Parallèlement, la Cour établit une équivalence entre les termes « jour » et « période de 24 heures ». Elle précise que cette notion « vise tout espace de temps de cette durée commençant au moment où le conducteur actionne le tachygraphe, après la fin d’une période de repos hebdomadaire ou journalier ». En synchronisant le début du « jour » avec celui de la « période de travail journalière », la Cour établit un cadre temporel cohérent et unique, entièrement articulé autour de l’utilisation du tachygraphe et du respect des cycles de repos réglementaires.

II. La portée de l’interprétation au service de l’efficacité des contrôles

La solution retenue par la Cour a pour valeur principale d’écarter toute approche subjective de la journée de travail du conducteur (A). Sa portée se manifeste dans la consécration du tachygraphe comme l’instrument central garantissant la temporalité et la traçabilité de l’activité du transporteur (B).

A. Le rejet d’une conception subjective de la journée de travail

L’argumentation du prévenu dans l’affaire au principal reposait sur une vision subjective de sa journée de travail, qu’il considérait achevée avec la fin d’une mission, lui permettant d’en commencer une nouvelle avec une nouvelle feuille d’enregistrement. La Cour rejette implicitement mais fermement cette approche. En définissant la période de travail journalière comme un bloc continu s’étendant d’un repos à l’autre, elle prive le conducteur de toute latitude pour décider lui-même de la fin de sa journée de travail.

Cette interprétation objective est essentielle pour garantir les objectifs de la réglementation sociale, à savoir la sécurité routière et l’amélioration des conditions de travail. Elle prévient les risques de contournement des règles sur les temps de conduite et de repos par une utilisation frauduleuse des feuilles d’enregistrement. La solution assure une application uniforme du droit dans tous les États membres et établit des conditions de concurrence équitables entre les entreprises de transport, en soumettant tous les conducteurs à un même décompte objectif de leur activité.

B. La consécration du tachygraphe comme instrument central de la temporalité

En liant le début du « jour » et de la « période de travail journalière » à l’activation du tachygraphe, la Cour renforce le rôle de cet appareil. Il n’est plus seulement un outil d’enregistrement passif mais devient le pivot qui définit le cadre temporel dans lequel l’activité du conducteur doit s’inscrire. La feuille d’enregistrement, dont le retrait est interdit avant la fin de la période de travail journalière, se trouve ainsi consacrée comme le support unique et indivisible de cette période.

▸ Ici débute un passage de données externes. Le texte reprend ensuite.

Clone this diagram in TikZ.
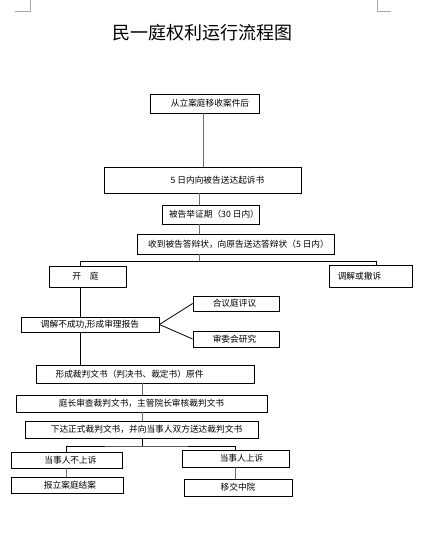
\documentclass[tikz,border=0pt]{standalone}
\usepackage{fontspec}
\newfontfamily\cjk{Noto Sans CJK SC}
\begin{document}
\begin{tikzpicture}[x=1pt,y=1pt,
  box/.style={draw=black, line width=0.8pt, inner sep=0pt, font=\cjk\fontsize{8.7}{10}\selectfont},
  link/.style={draw=black, line width=0.8pt},
  glink/.style={draw=gray!85!black, line width=0.9pt},
  mark/.style={draw=gray!70, line width=0.6pt}]
\useasboundingbox (0,0) rectangle (441,-538);
% corner marks
\draw[gray!70, line width=0.6pt] (15,-11) -- (30,-11) -- (30,0);
\draw[gray!70, line width=0.6pt] (377,0) -- (377,-11) -- (391,-11);
% title
\node[font=\cjk\fontsize{18}{20}\selectfont, inner sep=0pt] (title) at (202.5,-33) {民一庭权利运行流程图};
% boxes
\node[box, minimum width=109pt, minimum height=19pt] (b1) at (204.5,-103.5) {\hspace*{11pt}从立案庭移收案件后};
\node[box, minimum width=197pt, minimum height=26pt] (b2) at (202.5,-180) {\hspace*{30pt}5 日内向被告送达起诉书};
\node[box, minimum width=97pt, minimum height=19pt] (b3) at (210.5,-214.5) {\hspace*{7pt}被告举证期（30 日内）};
\node[box, minimum width=197pt, minimum height=20pt] (b4) at (235.5,-244) {\hspace*{6pt}收到被告答辩状，向原告送达答辩状（5 日内）};
\node[box, minimum width=77pt, minimum height=21pt] (kt) at (87.5,-276.5) {开\hspace{9pt}庭\hspace*{4pt}};
\node[box, minimum width=83pt, minimum height=22pt] (cs) at (370.5,-276) {调解或撤诉\hspace*{22pt}};
\node[box, minimum width=138pt, minimum height=15pt] (tj) at (90,-324.5) {调解不成功,形成审理报告};
\node[box, minimum width=86pt, minimum height=15pt] (hy) at (236,-303.5) {合议庭评议\hspace*{3pt}};
\node[box, minimum width=86pt, minimum height=16pt] (sw) at (236,-339) {审委会研究\hspace*{3pt}};
\node[box, minimum width=218pt, minimum height=18pt] (xc) at (145,-374) {形成裁判文书（判决书、裁定书）原件\hspace*{31pt}};
\node[box, minimum width=251pt, minimum height=17pt] (tz) at (141.5,-403.5) {庭长审查裁判文书，主管院长审核裁判文书};
\node[box, minimum width=233pt, minimum height=17pt] (xd) at (141.5,-429.5) {\hspace*{10pt}下达正式裁判文书，并向当事人双方送达裁判文书};
\node[box, minimum width=111pt, minimum height=16pt] (dsn) at (66.5,-460) {\hspace*{8pt}当事人不上诉};
\node[box, minimum width=107pt, minimum height=17pt] (dss) at (235.5,-458.5) {\hspace*{12pt}当事人上诉};
\node[box, minimum width=112pt, minimum height=16pt] (bl) at (67,-485) {\hspace*{6pt}报立案庭结案};
\node[box, minimum width=108pt, minimum height=17pt] (yj) at (238,-487.5) {移交中院};
% helper coordinates
\coordinate (sp) at (199,0);
\coordinate (lx) at (80,0);
\coordinate (rx) at (376,0);
\coordinate (mx) at (142,0);
\coordinate (j1) at (199,-261);
\coordinate (j2) at (142,-446);
% connectors
\draw[glink] (b1.south -| 203,0) -- (b2.north -| 203,0);
\draw[glink] (sp |- b2.south) -- (sp |- b3.north);
\draw[glink] (sp |- b3.south) -- (sp |- b4.north);
\draw[glink] (sp |- b4.south) -- (j1);
\draw[link] (lx |- kt.north) -- (lx |- j1) -- (rx |- j1) -- (rx |- cs.north);
\draw[link] (lx |- kt.south) -- (lx |- tj.north);
\draw[link] (tj.east) -- (hy.west);
\draw[link] (tj.east) -- (sw.west);
\draw[link] (lx |- tj.south) -- (lx |- xc.north);
\draw[glink] (mx |- xc.south) -- (mx |- tz.north);
\draw[glink] (mx |- tz.south) -- (mx |- xd.north);
\draw[link] (mx |- xd.south) -- (j2);
\draw[link] (dsn.north) |- (j2) -| (dss.north);
\draw[glink] (dsn.south) -- (dsn.south |- bl.north);
\draw[glink] (dss.south) -- (dss.south |- yj.north);
\end{tikzpicture}
\end{document}
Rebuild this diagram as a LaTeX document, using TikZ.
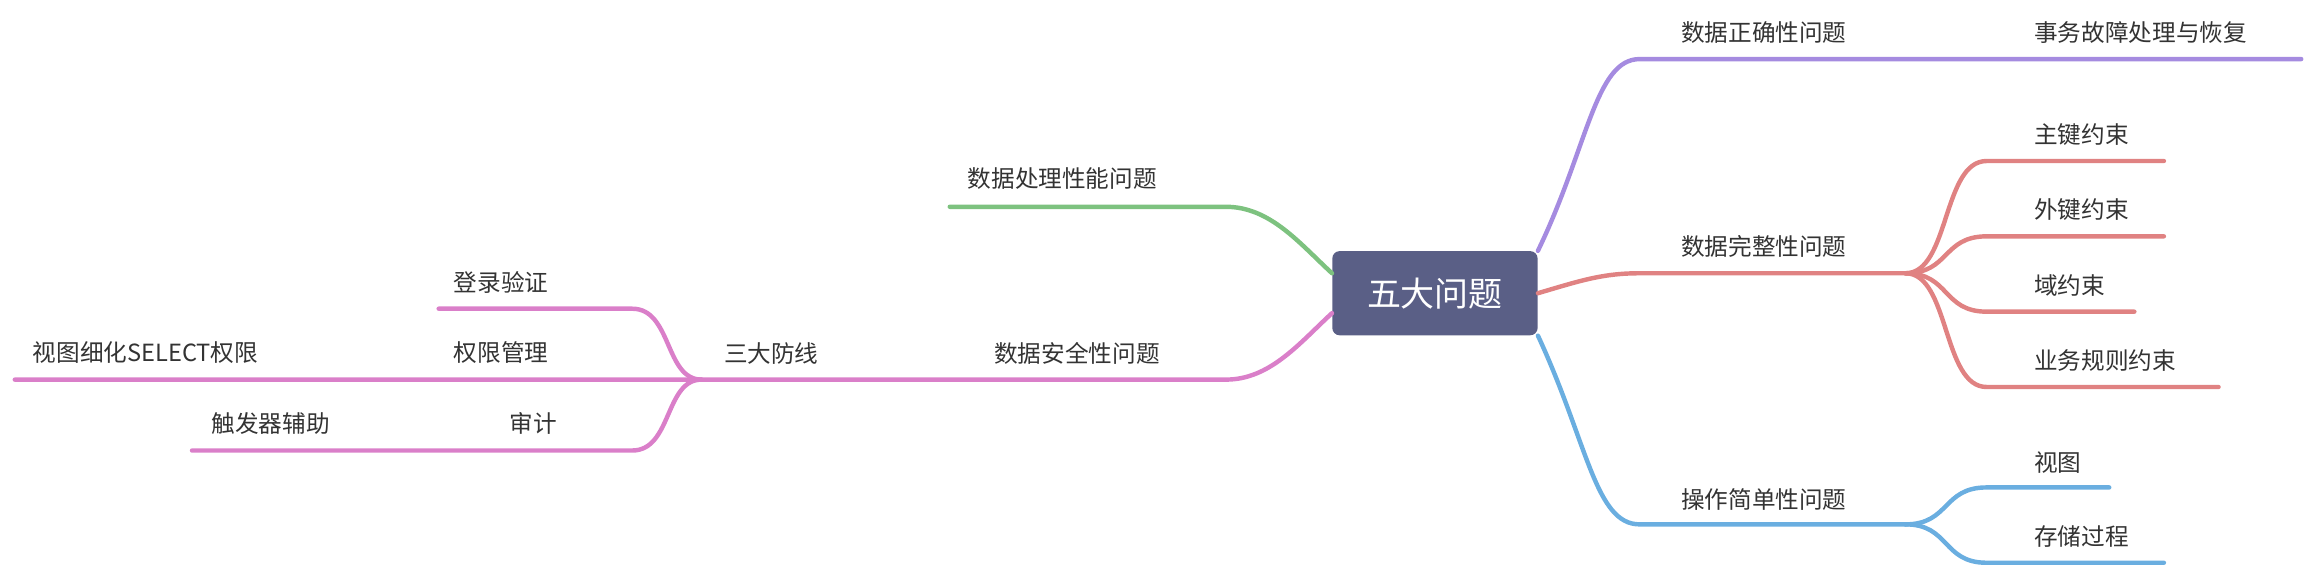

La portée de cette décision est considérable pour l’efficacité des contrôles. Elle fournit aux autorités nationales une base juridique claire et solide pour sanctionner l’usage de plusieurs feuilles sur une même période de travail journalière. La solution de la Cour donne ainsi sa pleine mesure à l’article 15, paragraphe 2, du règlement n° 3821/85, en faisant de l’unicité de la feuille d’enregistrement le corollaire indispensable de la continuité de la période de travail. L’arrêt constitue une pierre angulaire pour la traçabilité des activités des conducteurs et, par extension, pour la mise en œuvre effective de l’ensemble du droit social européen dans le secteur des transports par route.